**Data provided:**
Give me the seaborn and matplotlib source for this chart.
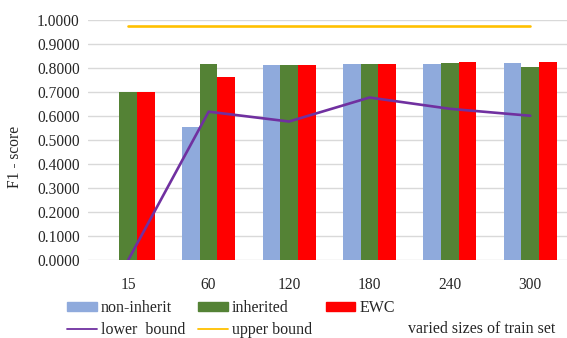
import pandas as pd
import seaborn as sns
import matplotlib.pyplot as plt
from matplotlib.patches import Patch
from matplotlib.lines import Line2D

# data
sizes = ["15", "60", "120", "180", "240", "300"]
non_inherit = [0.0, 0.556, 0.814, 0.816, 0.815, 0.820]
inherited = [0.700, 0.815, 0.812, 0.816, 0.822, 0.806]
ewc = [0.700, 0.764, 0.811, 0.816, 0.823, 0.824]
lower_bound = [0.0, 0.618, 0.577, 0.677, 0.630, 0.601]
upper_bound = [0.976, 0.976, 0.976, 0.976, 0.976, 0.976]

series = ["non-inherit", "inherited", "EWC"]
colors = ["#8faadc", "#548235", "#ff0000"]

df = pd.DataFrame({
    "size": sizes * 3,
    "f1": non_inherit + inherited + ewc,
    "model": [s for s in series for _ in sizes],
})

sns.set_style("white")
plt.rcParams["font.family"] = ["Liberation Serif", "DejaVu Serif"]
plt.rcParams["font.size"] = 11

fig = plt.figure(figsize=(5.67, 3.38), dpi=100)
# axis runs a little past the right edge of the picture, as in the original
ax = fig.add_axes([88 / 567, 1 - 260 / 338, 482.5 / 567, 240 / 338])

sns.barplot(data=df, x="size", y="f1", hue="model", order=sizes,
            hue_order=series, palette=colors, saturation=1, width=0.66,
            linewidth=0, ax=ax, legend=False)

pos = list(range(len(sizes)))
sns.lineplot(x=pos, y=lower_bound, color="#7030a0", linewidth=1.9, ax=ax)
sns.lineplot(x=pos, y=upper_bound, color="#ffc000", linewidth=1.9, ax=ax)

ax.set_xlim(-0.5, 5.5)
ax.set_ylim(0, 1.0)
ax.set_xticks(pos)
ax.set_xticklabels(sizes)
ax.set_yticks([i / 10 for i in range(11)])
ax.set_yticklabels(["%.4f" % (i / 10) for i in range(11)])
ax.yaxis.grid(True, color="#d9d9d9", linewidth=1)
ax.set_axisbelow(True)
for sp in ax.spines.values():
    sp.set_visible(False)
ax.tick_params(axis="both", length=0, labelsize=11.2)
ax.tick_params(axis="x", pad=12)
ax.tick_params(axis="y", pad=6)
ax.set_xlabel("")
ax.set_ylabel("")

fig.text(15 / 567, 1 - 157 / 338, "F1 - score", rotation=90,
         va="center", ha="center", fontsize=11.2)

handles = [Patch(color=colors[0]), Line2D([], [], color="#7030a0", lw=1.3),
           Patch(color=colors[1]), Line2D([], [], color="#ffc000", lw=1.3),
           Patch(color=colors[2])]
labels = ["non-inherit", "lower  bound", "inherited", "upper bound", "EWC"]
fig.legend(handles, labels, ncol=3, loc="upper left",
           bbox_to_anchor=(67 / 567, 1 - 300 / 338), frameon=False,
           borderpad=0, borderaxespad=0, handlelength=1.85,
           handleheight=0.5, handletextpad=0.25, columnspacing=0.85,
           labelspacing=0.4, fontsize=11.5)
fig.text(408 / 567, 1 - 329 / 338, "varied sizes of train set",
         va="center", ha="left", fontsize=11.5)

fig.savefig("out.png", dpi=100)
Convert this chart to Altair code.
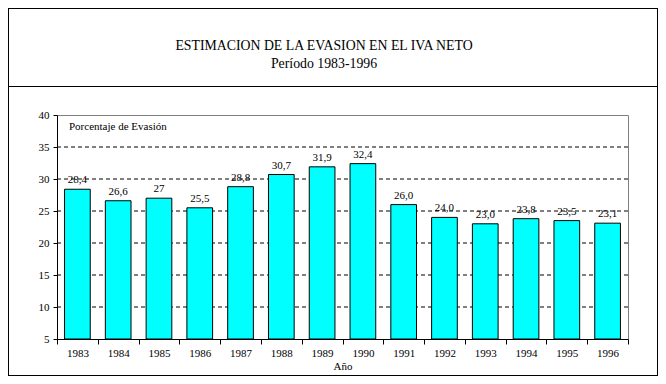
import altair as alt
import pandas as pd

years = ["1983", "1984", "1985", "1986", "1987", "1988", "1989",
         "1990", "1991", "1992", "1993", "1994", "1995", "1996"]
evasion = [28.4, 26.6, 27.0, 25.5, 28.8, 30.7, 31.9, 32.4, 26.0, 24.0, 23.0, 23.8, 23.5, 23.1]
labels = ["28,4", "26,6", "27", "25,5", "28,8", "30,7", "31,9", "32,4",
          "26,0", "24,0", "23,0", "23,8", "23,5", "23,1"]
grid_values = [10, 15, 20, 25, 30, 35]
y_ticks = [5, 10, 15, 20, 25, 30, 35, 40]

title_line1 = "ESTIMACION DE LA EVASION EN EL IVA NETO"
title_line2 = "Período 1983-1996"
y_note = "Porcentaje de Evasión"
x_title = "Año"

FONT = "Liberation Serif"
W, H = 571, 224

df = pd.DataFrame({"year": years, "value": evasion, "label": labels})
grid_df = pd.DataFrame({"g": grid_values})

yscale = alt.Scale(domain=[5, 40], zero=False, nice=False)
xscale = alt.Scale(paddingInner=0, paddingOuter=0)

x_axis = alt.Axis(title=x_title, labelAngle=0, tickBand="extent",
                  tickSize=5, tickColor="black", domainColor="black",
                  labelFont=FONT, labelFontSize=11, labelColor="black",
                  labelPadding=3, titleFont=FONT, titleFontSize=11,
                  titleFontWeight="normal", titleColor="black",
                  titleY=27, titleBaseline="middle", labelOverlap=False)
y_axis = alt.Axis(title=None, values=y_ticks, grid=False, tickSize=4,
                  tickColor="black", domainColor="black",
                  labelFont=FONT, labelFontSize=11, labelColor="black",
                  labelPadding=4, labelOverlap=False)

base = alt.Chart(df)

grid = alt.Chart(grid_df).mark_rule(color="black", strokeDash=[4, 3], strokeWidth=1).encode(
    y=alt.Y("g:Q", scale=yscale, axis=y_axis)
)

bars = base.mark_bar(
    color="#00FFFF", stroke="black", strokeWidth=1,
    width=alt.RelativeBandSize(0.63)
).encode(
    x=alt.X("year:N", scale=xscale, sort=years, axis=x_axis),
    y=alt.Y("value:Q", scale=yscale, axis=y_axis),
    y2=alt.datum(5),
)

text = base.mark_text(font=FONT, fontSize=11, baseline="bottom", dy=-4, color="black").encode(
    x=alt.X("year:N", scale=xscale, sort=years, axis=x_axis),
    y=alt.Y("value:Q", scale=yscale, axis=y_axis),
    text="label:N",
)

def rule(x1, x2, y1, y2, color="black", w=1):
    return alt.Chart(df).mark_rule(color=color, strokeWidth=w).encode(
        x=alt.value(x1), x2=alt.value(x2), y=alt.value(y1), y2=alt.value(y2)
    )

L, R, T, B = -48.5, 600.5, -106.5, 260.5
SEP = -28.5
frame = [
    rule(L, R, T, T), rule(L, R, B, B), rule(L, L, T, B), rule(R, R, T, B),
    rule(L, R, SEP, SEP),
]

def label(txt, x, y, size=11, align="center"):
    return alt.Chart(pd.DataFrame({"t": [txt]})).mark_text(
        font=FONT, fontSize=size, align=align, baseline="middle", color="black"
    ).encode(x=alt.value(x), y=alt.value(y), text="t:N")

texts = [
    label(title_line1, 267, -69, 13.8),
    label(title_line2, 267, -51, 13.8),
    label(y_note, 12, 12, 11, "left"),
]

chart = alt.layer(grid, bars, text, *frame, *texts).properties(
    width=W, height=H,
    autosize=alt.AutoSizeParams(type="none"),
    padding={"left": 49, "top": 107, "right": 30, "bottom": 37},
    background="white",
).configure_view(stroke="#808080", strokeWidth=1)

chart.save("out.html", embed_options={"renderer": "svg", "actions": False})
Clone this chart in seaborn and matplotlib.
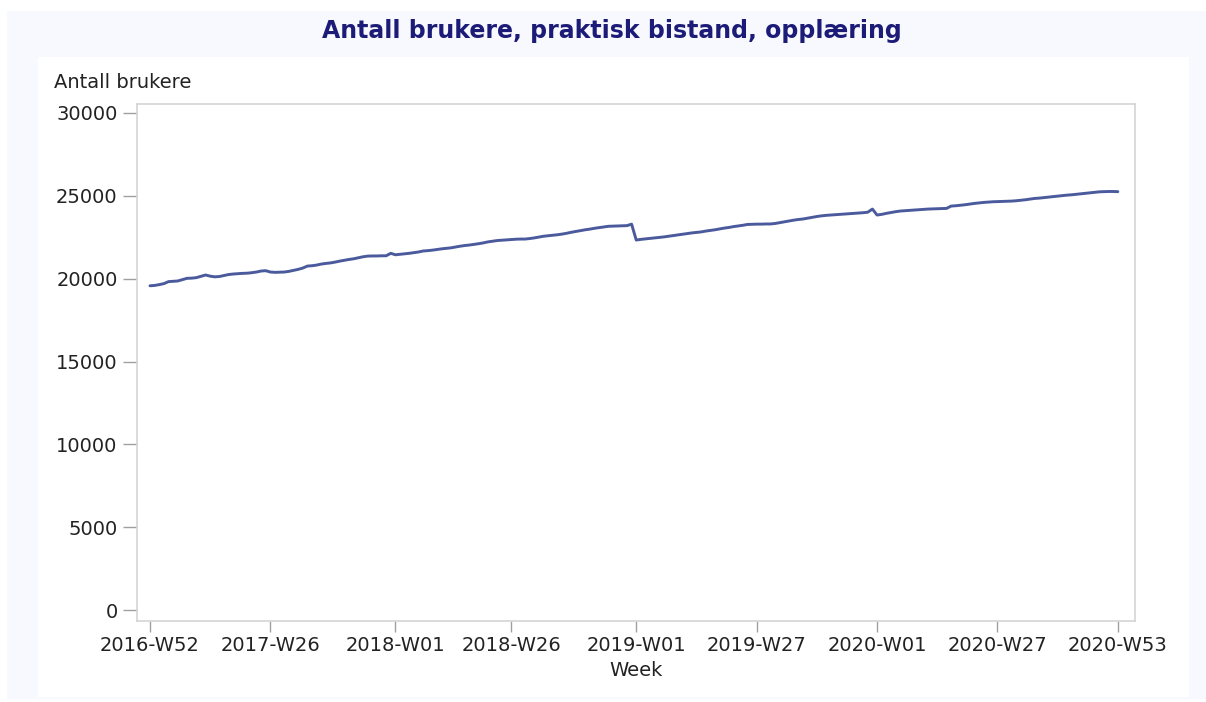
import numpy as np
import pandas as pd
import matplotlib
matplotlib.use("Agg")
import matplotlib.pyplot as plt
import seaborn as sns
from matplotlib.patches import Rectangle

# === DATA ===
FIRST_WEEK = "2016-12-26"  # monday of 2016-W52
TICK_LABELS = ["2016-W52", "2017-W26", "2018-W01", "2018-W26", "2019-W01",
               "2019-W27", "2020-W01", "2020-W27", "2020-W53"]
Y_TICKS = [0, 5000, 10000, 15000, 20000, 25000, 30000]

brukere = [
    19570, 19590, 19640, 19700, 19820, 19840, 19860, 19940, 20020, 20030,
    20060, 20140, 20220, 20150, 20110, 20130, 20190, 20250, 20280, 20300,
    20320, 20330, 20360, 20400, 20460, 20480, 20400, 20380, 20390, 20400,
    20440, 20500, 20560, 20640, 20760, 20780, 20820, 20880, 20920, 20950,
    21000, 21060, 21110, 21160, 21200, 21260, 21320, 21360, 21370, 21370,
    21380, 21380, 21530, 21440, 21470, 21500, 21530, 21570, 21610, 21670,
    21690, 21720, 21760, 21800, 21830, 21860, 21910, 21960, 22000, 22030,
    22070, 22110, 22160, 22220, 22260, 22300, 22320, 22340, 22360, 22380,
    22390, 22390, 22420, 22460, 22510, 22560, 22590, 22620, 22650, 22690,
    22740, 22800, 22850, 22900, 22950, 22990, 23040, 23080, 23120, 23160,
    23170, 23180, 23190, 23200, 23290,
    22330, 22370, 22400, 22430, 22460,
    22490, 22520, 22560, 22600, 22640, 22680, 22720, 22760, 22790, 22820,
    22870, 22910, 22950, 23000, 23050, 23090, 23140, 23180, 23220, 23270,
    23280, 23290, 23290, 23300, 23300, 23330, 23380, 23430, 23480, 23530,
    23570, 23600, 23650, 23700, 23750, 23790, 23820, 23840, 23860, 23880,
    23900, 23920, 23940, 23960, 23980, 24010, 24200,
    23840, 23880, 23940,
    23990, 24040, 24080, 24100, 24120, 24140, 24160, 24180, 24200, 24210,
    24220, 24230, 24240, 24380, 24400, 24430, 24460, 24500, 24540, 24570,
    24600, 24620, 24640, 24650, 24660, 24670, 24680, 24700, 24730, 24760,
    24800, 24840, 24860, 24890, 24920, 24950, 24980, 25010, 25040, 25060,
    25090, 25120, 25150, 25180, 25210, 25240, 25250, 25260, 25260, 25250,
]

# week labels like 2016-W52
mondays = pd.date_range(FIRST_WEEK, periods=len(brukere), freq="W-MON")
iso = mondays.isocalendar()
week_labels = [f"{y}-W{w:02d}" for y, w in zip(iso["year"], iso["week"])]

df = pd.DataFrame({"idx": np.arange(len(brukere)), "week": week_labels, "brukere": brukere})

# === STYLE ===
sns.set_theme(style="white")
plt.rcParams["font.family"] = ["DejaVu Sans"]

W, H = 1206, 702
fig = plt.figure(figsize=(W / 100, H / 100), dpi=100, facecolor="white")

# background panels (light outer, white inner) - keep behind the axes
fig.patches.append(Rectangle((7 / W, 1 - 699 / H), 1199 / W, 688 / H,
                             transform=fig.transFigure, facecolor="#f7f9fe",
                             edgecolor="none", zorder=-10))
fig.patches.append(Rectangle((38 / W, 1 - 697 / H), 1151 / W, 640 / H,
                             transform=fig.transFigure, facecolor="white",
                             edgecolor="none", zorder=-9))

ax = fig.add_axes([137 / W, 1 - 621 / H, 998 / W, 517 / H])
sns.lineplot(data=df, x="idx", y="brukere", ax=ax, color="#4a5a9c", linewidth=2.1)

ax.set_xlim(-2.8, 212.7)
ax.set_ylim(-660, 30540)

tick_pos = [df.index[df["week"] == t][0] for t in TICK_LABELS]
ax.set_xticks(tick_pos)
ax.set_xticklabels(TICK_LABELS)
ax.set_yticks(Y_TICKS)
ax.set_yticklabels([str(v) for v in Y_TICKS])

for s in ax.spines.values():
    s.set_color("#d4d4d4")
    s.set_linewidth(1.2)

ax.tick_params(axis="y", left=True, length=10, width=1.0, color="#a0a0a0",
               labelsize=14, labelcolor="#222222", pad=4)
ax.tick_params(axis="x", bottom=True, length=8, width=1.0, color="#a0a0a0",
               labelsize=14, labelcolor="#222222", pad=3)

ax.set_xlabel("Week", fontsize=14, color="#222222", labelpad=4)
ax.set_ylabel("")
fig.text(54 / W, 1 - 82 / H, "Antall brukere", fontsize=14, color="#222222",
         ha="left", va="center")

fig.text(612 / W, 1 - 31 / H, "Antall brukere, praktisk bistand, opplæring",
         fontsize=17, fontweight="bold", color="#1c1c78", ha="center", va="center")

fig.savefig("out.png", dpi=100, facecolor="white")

**Stated task:**
Set down word for word the lines from the first entry through the line with "from matplotlib.lines import Line2D", both included, omitting pictures.

**Full solution:**
Give me the seaborn and matplotlib source for this chart.
import pandas as pd
import seaborn as sns
import matplotlib.pyplot as plt
from matplotlib.patches import Patch
from matplotlib.lines import Line2D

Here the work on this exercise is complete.